As for appellant's remaining negligence claim, we note that her brief makes the following sub-arguments: 1) the trial court erroneously weighed the credibility of Flusche's affidavit against her proof, given that Flusche had an interest in the outcome of the case; 2) her affidavit and Brody's answer to Interrogatory No. 9 created a fact question as to Kralicek's knowledge of the house's defects; 3) Flusche's affidavit contained inadmissible hearsay because it stated, in part, that appellant was told by an agent from another real-estate company that it was appellant's responsibility to inspect the property; 4) Flusche's affidavit contains statements that, if true, indicate a violation of his duty as a real-estate agent as evidenced by the previously mentioned Arkansas real-estate regulations; 5) the statement "better than new condition" was not mere puffing.

Our reading of appellant's response to Kralicek's second motion for summary judgment indicates that, of the first four sub-arguments listed above, she made only the second one. Her response did not contend that Flusche's affidavit should be considered disputed by virtue of his interest in the case, that his affidavit contained hearsay, or that his affidavit evidenced a violation of the real-estate regulations.3 Thus, appellant is making these arguments for the first time on appeal, and we will not consider them.4

As for the argument that appellant did make below - that her affidavit and Brody's answer to the interrogatory created a fact question as to Kralicek's knowledge of the foundation defects - we agree with the trial court that summary judgment was proper. Flusche's affidavit set forth that he had neither knowledge of any problems with the foundation nor any indication that they existed. When a defendant makes a prima facie case for summary judgment, the plaintiff must discard the cloak of formal allegations and meet proof with proof by showing that a genuine issue of fact exists. See Hodges v. Huckabee, 338 Ark. 454, 995 S.W.2d 341 (1999); J.M. Prods., Inc. v. Arkansas Capital Corp., 51 Ark. App. 85, 910 S.W.2d 702 (1995). Appellant did not meet proof with proof in this case. Brody's interrogatory answer said only that she discussed the cracks in the house with Flusche. Any inference that Flusche knew about the foundation problems simply because he knew about the cracks is mere conjecture, which is insufficient to rebut a prima facie showing of entitlement to summary judgment. See generally Browning v. Browning, 319 Ark. 205, 890 S.W.2d 273 (1995). This is especially true in light of the fact that the cracks were mentioned in the owner's disclosure form and presumably were known to any person who viewed the form.
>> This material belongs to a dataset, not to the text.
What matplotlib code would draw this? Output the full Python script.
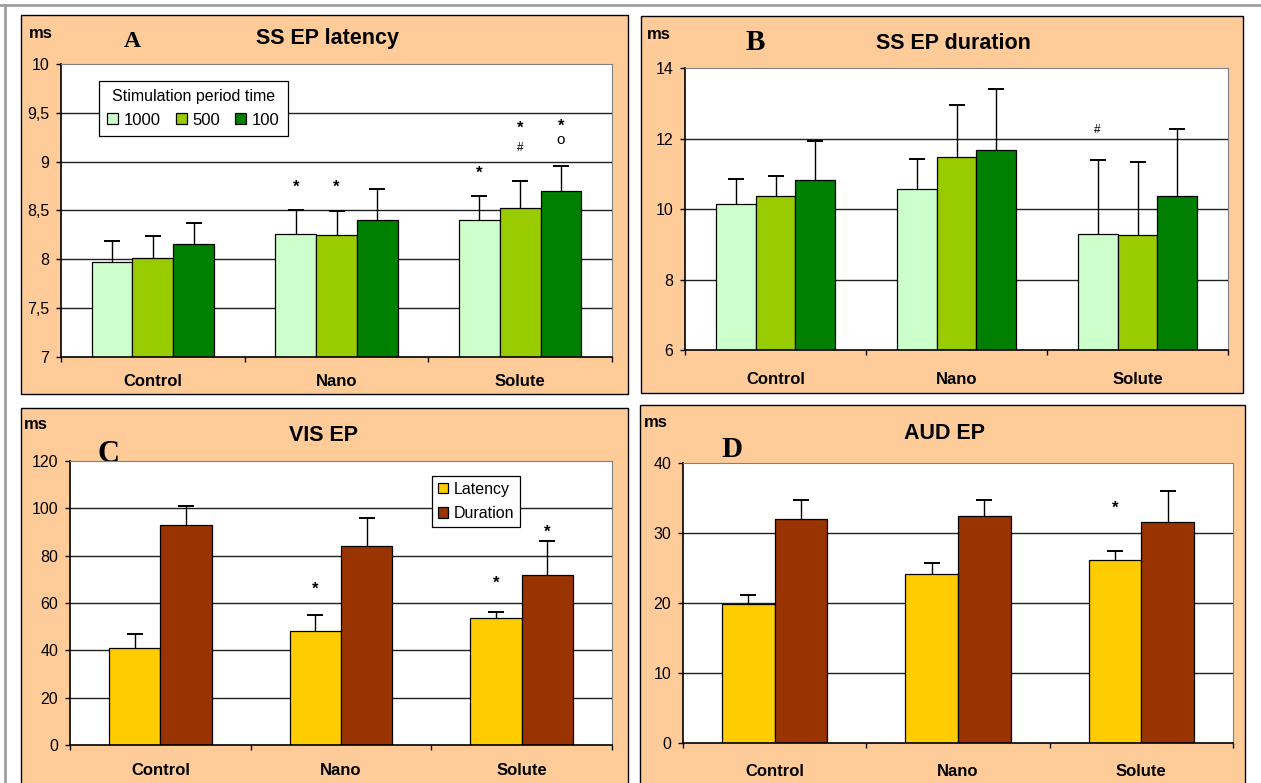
import matplotlib
matplotlib.use("Agg")
import matplotlib.pyplot as plt
from matplotlib.patches import Rectangle
from matplotlib.lines import Line2D
from matplotlib.ticker import FixedLocator, FixedFormatter
import numpy as np

# ---------------- data ----------------
groups = ["Control", "Nano", "Solute"]

# Panel A: SS EP latency (ms) by stimulation period time
periods = ["1000", "500", "100"]
lat_means = [[7.97, 8.26, 8.40], [8.01, 8.25, 8.53], [8.16, 8.40, 8.70]]
lat_err = [[0.22, 0.25, 0.25], [0.23, 0.24, 0.27], [0.21, 0.32, 0.26]]

# Panel B: SS EP duration (ms)
dur_means = [[10.15, 10.57, 9.28], [10.38, 11.48, 9.25], [10.82, 11.68, 10.37]]
dur_err = [[0.70, 0.86, 2.12], [0.57, 1.47, 2.08], [1.11, 1.72, 1.91]]

# Panel C: VIS EP (ms)
ep_series = ["Latency", "Duration"]
vis_means = [[41.0, 48.0, 53.5], [93.0, 84.0, 72.0]]
vis_err = [[6.0, 7.0, 2.5], [8.0, 12.0, 14.0]]

# Panel D: AUD EP (ms)
aud_means = [[19.8, 24.2, 26.2], [32.0, 32.4, 31.6]]
aud_err = [[1.3, 1.5, 1.2], [2.7, 2.3, 4.4]]

# significance marks: (group index, series index, text, y value)
marks_a = [(1, 0, "*", 8.74), (1, 1, "*", 8.74), (2, 0, "*", 8.88),
           (2, 1, "*", 9.34), (2, 1, "#", 9.14), (2, 2, "*", 9.36), (2, 2, "o", 9.22)]
marks_b = [(2, 0, "#", 12.24)]
marks_c = [(1, 0, "*", 66.0), (2, 0, "*", 68.5), (2, 1, "*", 90.0)]
marks_d = [(2, 0, "*", 33.6)]

green_cols = ["#CCFFCC", "#99CC00", "#008000"]
ep_cols = ["#FFCC00", "#993300"]
panel_bg = "#FFCC99"

W, H = 1261, 783
fig = plt.figure(figsize=(W / 100, H / 100), dpi=100)
fig.patch.set_facecolor("white")

SANS = ["Liberation Sans", "DejaVu Sans"]
SERIF = ["Liberation Serif", "DejaVu Serif"]


def fx(x):
    return x / W


def fy(y):
    return 1 - y / H


def panel_box(x0, y0, x1, y1):
    r = Rectangle((fx(x0), fy(y1)), fx(x1 - x0), y1 / H - y0 / H,
                  transform=fig.transFigure, facecolor=panel_bg,
                  edgecolor="black", linewidth=1.0, zorder=-10)
    fig.patches.append(r)


def make_axes(x0, y0, x1, y1):
    ax = fig.add_axes([fx(x0), fy(y1), fx(x1 - x0), (y1 - y0) / H])
    ax.set_facecolor("white")
    return ax


def style_axes(ax, ylim, yticks, ylabels, cat_pad=12):
    ax.set_xlim(-0.5, 2.5)
    ax.set_ylim(*ylim)
    ax.yaxis.set_major_locator(FixedLocator(yticks))
    ax.yaxis.set_major_formatter(FixedFormatter(ylabels))
    ax.xaxis.set_major_locator(FixedLocator([-0.5, 0.5, 1.5, 2.5]))
    ax.xaxis.set_major_formatter(FixedFormatter(["", "", "", ""]))
    ax.xaxis.set_minor_locator(FixedLocator([0, 1, 2]))
    ax.xaxis.set_minor_formatter(FixedFormatter(groups))
    ax.tick_params(axis="x", which="major", direction="out", length=3.5, width=1)
    ax.tick_params(axis="x", which="minor", length=0, pad=cat_pad)
    ax.tick_params(axis="y", direction="out", length=3.5, width=1, pad=5,
                   labelsize=11.5)
    for lab in ax.get_yticklabels():
        lab.set_fontfamily(SANS)
    for lab in ax.xaxis.get_minorticklabels():
        lab.set_fontfamily(SANS)
        lab.set_fontweight("bold")
        lab.set_fontsize(12)
    for t in yticks[1:-1]:
        ax.axhline(t, color="#202020", linewidth=1.0, zorder=0.5)
    ax.spines["left"].set_color("black")
    ax.spines["bottom"].set_color("black")
    ax.spines["left"].set_linewidth(1.2)
    ax.spines["bottom"].set_linewidth(1.2)
    ax.spines["top"].set_color("#808080")
    ax.spines["right"].set_color("#808080")


def draw_bars(ax, means, errs, colors, width, labels):
    n = len(means)
    x = np.arange(len(groups))
    offsets = (np.arange(n) - (n - 1) / 2) * width
    for i in range(n):
        ax.bar(x + offsets[i], means[i], width, color=colors[i],
               edgecolor="black", linewidth=0.9, label=labels[i], zorder=2)
        _, caps, _ = ax.errorbar(x + offsets[i], means[i],
                                 yerr=[np.zeros(len(groups)), errs[i]],
                                 fmt="none", ecolor="black", elinewidth=1.0,
                                 capsize=5.5, capthick=1.4, zorder=3)
        # upper-only error bars: hide the cap sitting on the bar top
        caps[0].set_visible(False)
    return offsets


def draw_marks(ax, offsets, marks):
    for g, s, txt, y in marks:
        if txt == "*":
            ax.text(g + offsets[s], y, "*", ha="center", va="center",
                    fontsize=12, fontweight="bold", family=SANS, zorder=4)
        elif txt == "#":
            ax.text(g + offsets[s], y, "#", ha="center", va="center",
                    fontsize=8.5, family=SANS, zorder=4)
        else:
            ax.text(g + offsets[s], y, "o", ha="center", va="center",
                    fontsize=11, family=SANS, zorder=4)


def panel_texts(ms_xy, letter, letter_xy, letter_size, title, title_xy):
    fig.text(fx(ms_xy[0]), fy(ms_xy[1]), "ms", ha="left", va="baseline",
             fontsize=12, fontweight="bold", family=SANS)
    fig.text(fx(letter_xy[0]), fy(letter_xy[1]), letter, ha="center",
             va="baseline", fontsize=letter_size, fontweight="bold",
             family=SERIF, zorder=-5)
    fig.text(fx(title_xy[0]), fy(title_xy[1]), title, ha="center",
             va="baseline", fontsize=15.5, fontweight="bold", family=SANS)


# outer frame lines
fig.add_artist(Line2D([0, 1], [fy(5), fy(5)], transform=fig.transFigure,
                      color="#A0A0A0", linewidth=2, zorder=-20))
fig.add_artist(Line2D([fx(5), fx(5)], [fy(5), 0], transform=fig.transFigure,
                      color="#A0A0A0", linewidth=2, zorder=-20))

# ---------- panel A ----------
panel_box(21, 15, 628, 394)
axA = make_axes(61, 64, 612, 357)
offA = draw_bars(axA, lat_means, lat_err, green_cols, 0.222, periods)
style_axes(axA, (7, 10), [7, 7.5, 8, 8.5, 9, 9.5, 10],
           ["7", "7,5", "8", "8,5", "9", "9,5", "10"], cat_pad=12)
draw_marks(axA, offA, marks_a)
legA = axA.legend(title="Stimulation period time", ncol=3, loc="upper left",
                  bbox_to_anchor=(fx(99), fy(81)),
                  bbox_transform=fig.transFigure, borderaxespad=0,
                  frameon=True, fancybox=False, edgecolor="black",
                  handlelength=0.65, handleheight=0.65, handletextpad=0.35,
                  columnspacing=0.9, borderpad=0.5,
                  prop={"family": SANS, "size": 12}, framealpha=1)
legA.get_title().set_fontfamily(SANS)
legA.get_title().set_fontsize(11.5)
legA.get_frame().set_linewidth(0.9)
legA.set_zorder(5)
panel_texts((29, 38), "A", (132, 47), 17, "SS EP latency", (328, 44))

# ---------- panel B ----------
panel_box(641, 16, 1243, 393)
axB = make_axes(685, 68, 1228, 350)
offB = draw_bars(axB, dur_means, dur_err, green_cols, 0.22, periods)
style_axes(axB, (6, 14), [6, 8, 10, 12, 14], ["6", "8", "10", "12", "14"],
           cat_pad=15.5)
draw_marks(axB, offB, marks_b)
panel_texts((647, 39), "B", (755.5, 50), 21, "SS EP duration", (953, 49))

# ---------- panel C ----------
panel_box(21, 408, 628, 795)
axC = make_axes(70, 461, 612, 745)
offC = draw_bars(axC, vis_means, vis_err, ep_cols, 0.284, ep_series)
style_axes(axC, (0, 120), [0, 20, 40, 60, 80, 100, 120],
           ["0", "20", "40", "60", "80", "100", "120"], cat_pad=13)
draw_marks(axC, offC, marks_c)
legC = axC.legend(loc="upper left", bbox_to_anchor=(fx(432), fy(476)),
                  bbox_transform=fig.transFigure, borderaxespad=0,
                  frameon=True, fancybox=False, edgecolor="black",
                  handlelength=0.65, handleheight=0.65, handletextpad=0.35,
                  labelspacing=0.6, borderpad=0.35,
                  prop={"family": SANS, "size": 11.5}, framealpha=1)
legC.get_frame().set_linewidth(0.9)
legC.set_zorder(5)
panel_texts((24, 429), "C", (108.5, 462), 22, "VIS EP", (324, 441))

# ---------- panel D ----------
panel_box(640, 405, 1245, 795)
axD = make_axes(683, 463, 1233, 743)
offD = draw_bars(axD, aud_means, aud_err, ep_cols, 0.288, ep_series)
style_axes(axD, (0, 40), [0, 10, 20, 30, 40], ["0", "10", "20", "30", "40"],
           cat_pad=15)
draw_marks(axD, offD, marks_d)
panel_texts((644, 427), "D", (732, 457), 21, "AUD EP", (944, 439))

fig.savefig("out.png", dpi=100, facecolor="white")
Similarly, appellant's affidavit does not contradict Flusche's in any meaningful way. She relies in particular on her bare statement that she met Flusche at the house. However, her affidavit does not say when the two met or what was discussed. Further, the affidavit as a whole merely contains appellant's suspicions about Kralicek's participation in a scheme to defraud her. A party's suspicions do not give rise to a question of material fact. See Biedenharn v. Hogue, 338 Ark. 660, 1 S.W.3d 424 (1999).
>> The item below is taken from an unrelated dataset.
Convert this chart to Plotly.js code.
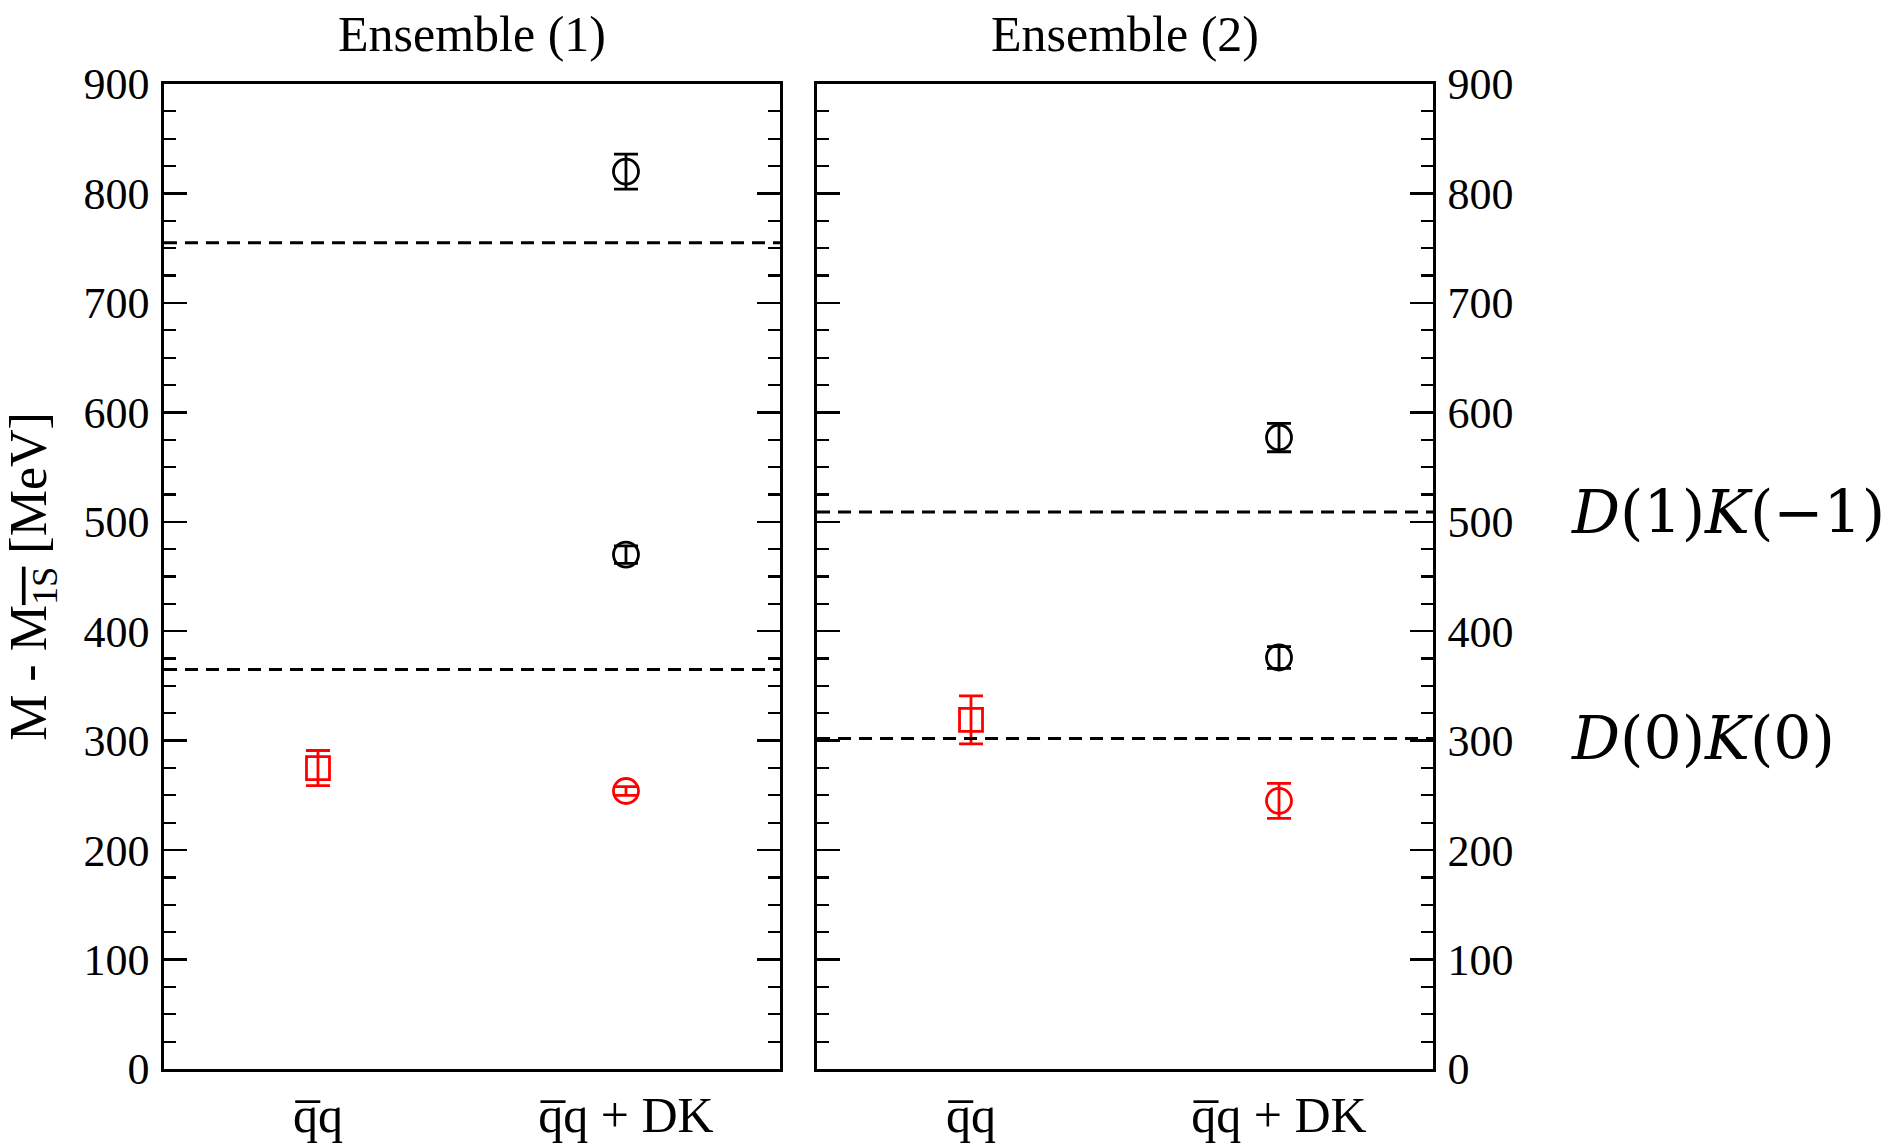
<!DOCTYPE html>
<html>
<head>
<meta charset="utf-8">
<script src="https://cdn.plot.ly/plotly-3.0.1.min.js"></script>
<style>html,body{margin:0;padding:0;background:#fff;}</style>
</head>
<body>
<div id="chart" style="width:1894px;height:1144px;"></div>
<script>
// ---- data ----
const categories = ['q\u0305q', 'q\u0305q + DK'];
const panelTitles = ['Ensemble (1)', 'Ensemble (2)'];

// Ensemble (1)
const ens1QqValue = [275];
const ens1QqError = [16];
const ens1GroundValue = [254];
const ens1GroundError = [4];
const ens1ExcitedValues = [470, 820];
const ens1ExcitedErrors = [8, 16];
const ens1Thresholds = [365, 755];

// Ensemble (2)
const ens2QqValue = [319];
const ens2QqError = [22];
const ens2GroundValue = [245];
const ens2GroundError = [16];
const ens2ExcitedValues = [376, 577];
const ens2ExcitedErrors = [10, 13];
const ens2Thresholds = [302, 509];
const thresholdLabels = ['<i>D</i>(0)<i>K</i>(0)', '<i>D</i>(1)<i>K</i>(\u22121)'];

const yTicks = [0, 100, 200, 300, 400, 500, 600, 700, 800, 900];

// ---- build ----
const RED = '#ff0000', BLACK = '#000000';
function errTrace(xCat, vals, errs, color, symbol, size, xa, ya) {
  return {
    type: 'scatter', mode: 'markers',
    x: vals.map(() => xCat), y: vals,
    xaxis: xa, yaxis: ya,
    marker: {symbol: symbol, size: size, color: color, line: {color: color, width: 2.8}},
    error_y: {type: 'data', array: errs, visible: true, color: color, thickness: 2.8, width: 12},
    hoverinfo: 'y'
  };
}

const traces = [
  errTrace(categories[0], ens1QqValue, ens1QqError, RED, 'square-open', 23, 'x', 'y'),
  errTrace(categories[1], ens1GroundValue, ens1GroundError, RED, 'circle-open', 25, 'x', 'y'),
  errTrace(categories[1], ens1ExcitedValues, ens1ExcitedErrors, BLACK, 'circle-open', 25, 'x', 'y'),
  errTrace(categories[0], ens2QqValue, ens2QqError, RED, 'square-open', 23, 'x2', 'y2'),
  errTrace(categories[1], ens2GroundValue, ens2GroundError, RED, 'circle-open', 25, 'x2', 'y2'),
  errTrace(categories[1], ens2ExcitedValues, ens2ExcitedErrors, BLACK, 'circle-open', 25, 'x2', 'y2')
];

const shapes = [];
function addThresholds(vals, xref, yref) {
  vals.forEach(v => shapes.push({
    type: 'line', xref: xref + ' domain', yref: yref,
    x0: 0, x1: 1, y0: v, y1: v,
    line: {color: BLACK, width: 3, dash: '13px,8px'}
  }));
}
addThresholds(ens1Thresholds, 'x', 'y');
addThresholds(ens2Thresholds, 'x2', 'y2');

const FONT = 'Liberation Serif, Times New Roman, serif';
const xCommon = {
  type: 'category', categoryorder: 'array', categoryarray: categories,
  range: [-0.5, 1.5], showline: true, mirror: true, linewidth: 2.6, linecolor: BLACK,
  ticks: '', showgrid: false, zeroline: false,
  tickfont: {family: FONT, size: 50, color: BLACK}, fixedrange: true
};
const yCommon = {
  range: [0, 900], tickvals: yTicks, ticks: 'inside', ticklen: 23, tickwidth: 2.4,
  tickcolor: BLACK, showline: true, mirror: 'ticks', linewidth: 2.6, linecolor: BLACK,
  showgrid: false, zeroline: false, ticklabelstandoff: 3,
  minor: {dtick: 25, tick0: 0, ticks: 'inside', ticklen: 12, tickwidth: 2.2, tickcolor: BLACK, showgrid: false},
  tickfont: {family: FONT, size: 44, color: BLACK}, fixedrange: true
};

const annotations = [
  {text: panelTitles[0], xref: 'x domain', yref: 'paper', x: 0.5, y: 1, yanchor: 'bottom', yshift: 20,
   showarrow: false, font: {family: FONT, size: 50, color: BLACK}},
  {text: panelTitles[1], xref: 'x2 domain', yref: 'paper', x: 0.5, y: 1, yanchor: 'bottom', yshift: 20,
   showarrow: false, font: {family: FONT, size: 50, color: BLACK}}
];
ens2Thresholds.forEach((v, i) => annotations.push({
  text: thresholdLabels[i], xref: 'paper', yref: 'y2', x: 1.107, y: v, xanchor: 'left', yanchor: 'middle',
  showarrow: false, font: {family: 'DejaVu Serif, serif', size: 60, color: BLACK}
}));

const layout = {
  width: 1894, height: 1144,
  margin: {l: 164, r: 461, t: 84, b: 75},
  paper_bgcolor: '#ffffff', plot_bgcolor: '#ffffff',
  showlegend: false,
  font: {family: FONT, color: BLACK},
  xaxis: Object.assign({}, xCommon, {domain: [0, 0.4854], anchor: 'y'}),
  xaxis2: Object.assign({}, xCommon, {domain: [0.5146, 1], anchor: 'y2'}),
  yaxis: Object.assign({}, yCommon, {anchor: 'x', side: 'left',
    title: {text: 'M - M<sub><span style="text-decoration:overline">1S</span></sub> [MeV]', standoff: 22,
            font: {family: FONT, size: 52, color: BLACK}}}),
  yaxis2: Object.assign({}, yCommon, {anchor: 'x2', side: 'right'}),
  shapes: shapes,
  annotations: annotations
};

Plotly.newPlot('chart', traces, layout, {staticPlot: true, displayModeBar: false});
</script>
</body>
</html>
In light of the foregoing, we affirm the trial court's grant of summary judgment. Our holding makes it unnecessary to address appellant's argument regarding the trial court's characterization of the statement "better than new condition" as puffery. We also find it unnecessary to address appellant's argument that it was unfair to release Kralicek from the lawsuit because if she decides to rescind the contract in her suit against Brody, Kralicek would be able to retain the sales commission. No authority is cited for this argument, and, in any event, appellant has dismissed her claim against Brody.

Affirmed.

Hart and Glover, JJ., agree.

1 Even if we were to consider the merits, and even if an implied warranty of habitability existed under the facts of this case, in O'Mara v. Dykema, 328 Ark. 310, 942 S.W.2d 854 (1997), virtually the same "as-is"clause was held to constitute a waiver of the implied warranty of habitability.

2 Although the trial court did not assert this ground as a reason for granting summary judgment, we may affirm on a different basis than that employed by the trial court, so long as the correct result is reached. See R.J. Jones Excavating Contr. v. Fireman's Ins. Co., 324 Ark. 282, 920 S.W.2d 483 (1996).
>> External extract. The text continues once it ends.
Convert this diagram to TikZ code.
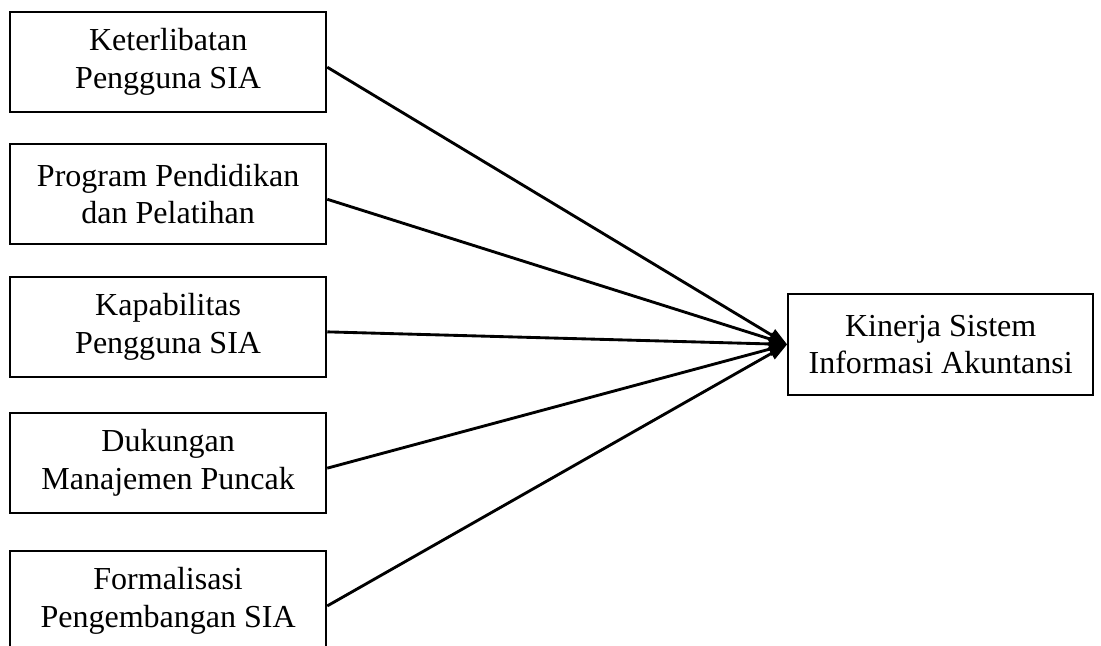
\documentclass[tikz,border=0pt]{standalone}
\usepackage{fontspec}
\setmainfont{Liberation Serif}
\usetikzlibrary{arrows.meta}

\begin{document}
\begin{tikzpicture}[
  var/.style={draw, line width=0.75pt, minimum width=4.27cm, minimum height=1.35cm,
    align=center, inner sep=0pt, font=\fontsize{12.3pt}{14.4pt}\selectfont},
  conn/.style={line width=1.1pt, -{Triangle[length=7pt,width=5pt]}}
]
\useasboundingbox (0,0) rectangle (14.864,-8.708);

% variabel bebas
\node[var] (k1) at (2.27,-0.837) {Keterlibatan\\Pengguna SIA};
\node[var] (k2) at (2.27,-2.62) {Program Pendidikan\\dan Pelatihan};
\node[var] (k3) at (2.27,-4.41) {Kapabilitas\\Pengguna SIA};
\node[var] (k4) at (2.27,-6.25) {Dukungan\\Manajemen Puncak};
\node[var] (k5) at (2.27,-8.11) {Formalisasi\\Pengembangan SIA};

% variabel terikat
\node[var, minimum width=4.12cm, minimum height=1.36cm] (kinerja) at (12.70,-4.65)
  {Kinerja Sistem\\Informasi Akuntansi};

\foreach \i in {1,...,5} {
\draw[conn] ([yshift=-2pt]k\i.east) -- (kinerja.west);
}

\end{tikzpicture}
\end{document}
3 Although appellant made some of these arguments in her response to Kralicek's first motion for summary judgment on the fraud claim, she has not made them with regard to Kralicek's second motion for summary judgment on the negligence claim.

4 Even if we were to address them we would find no reversible error. Flusche's affidavit was sufficient to create a prima facie case for summary judgment and appellant, as plaintiff, had the burden of meeting proof with proof to show a genuine issue of material fact. See Ark. R. Civ. P. 56(e) (2004); see also Hodges v. Huckabee, 338 Ark. 454, 995 S.W.2d 341 (1999); Hyde Wholesale Dry Goods v. Edwards, 255 Ark. 211, 500 S.W.2d 85 (1973). As for the hearsay argument, even if the offending statement were redacted, it would not change the substance of Flusche's affidavit. Finally, with regard to the real-estate regulations, appellant states in her brief that "there is no proof in the record about this ... discrepancy" between Flusche's proclaimed lack of knowledge and the regulations' requirements. Further, she has offered no convincing argument or authority on appeal, nor did she offer in proof other than speculation below, that Flusche's lack of knowledge violated the regulations.